You'd need a Ph.D. in Robert's Rules of Order to figure out just what happened in the Senate to derail the Farm Bill last week.

But really, the details don't matter. It doesn't mean much to John or Jane Q. Public whether it was a vote to cut off debate or a vote to extend debate or a vote to allow or disallow amendments that stymied the Farm Bill's progress. What mattered is that it's been stopped dead in its tracks, a victim of the ugly and by-now chronic partisan bickering that has turned the current Congress into a sideshow on the national stage.

There were lots of things wrong with the Farm Bill as passed by the House earlier this year. It was filled with bloated subsidies to commodity farmers who didn't need them, for one -- just as previous Farm Bills have been.

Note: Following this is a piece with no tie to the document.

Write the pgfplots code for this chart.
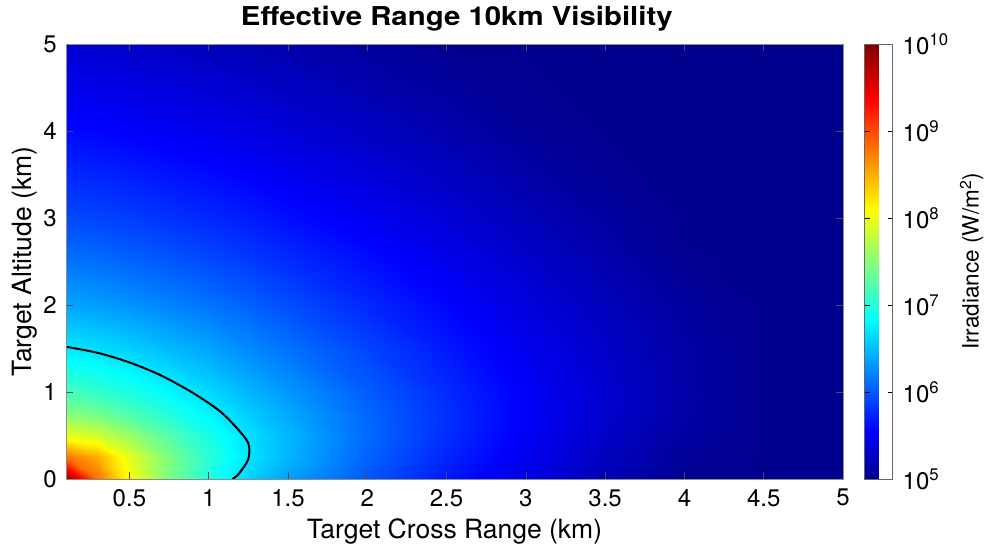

But unlike those earlier bills, this Farm Bill did something different -- and good. The bill has traditionally contained this country's nutrition assistance programs for those who have trouble feeding themselves and their families -- more than 60 percent of the agriculture department's spending is on food programs such as school lunches and food stamps. This time around, the bill increased woefully inadequate food stamp benefits, made more families eligible for those benefits and increased the amount of food the feds would distribute to needy families through food pantries.

So did the Senate bill. Yet as debate began in the Senate -- where an appropriate discussion was shaping up over the continuation of inappropriate subsidies to commodity farmers -- something happened. Republican senators started attaching amendments that had nothing to do with food or farming, including an amendment on illegal immigration and another one on taxes. Democrats called a vote to restrict amendments. Everything ground to a halt.

Now, Senate negotiators are trying to figure out how to restart the debate. In the meantime, the number of hungry Mainers is growing, joining millions of their hungry brethren across the country. Without a new Farm Bill, that situation will likely not improve and, given the high cost of fuel and heating oil, will actually get worse.

Maine's two senators are moderate Republicans who have both expressed strong support for expanding the nutrition programs in the Farm Bill. Yet their support was curiously lacking when it came time to push for continued action on the bill.

We hope that in this current impasse Sens. Susan Collins and Olympia Snowe will do as they have often done, and seek the commonsense middle ground which would allow the Farm Bill to be taken up again. That, in turn, will move this country a little bit closer to adequately feeding the growing numbers of people who need the government's help to put food on the table.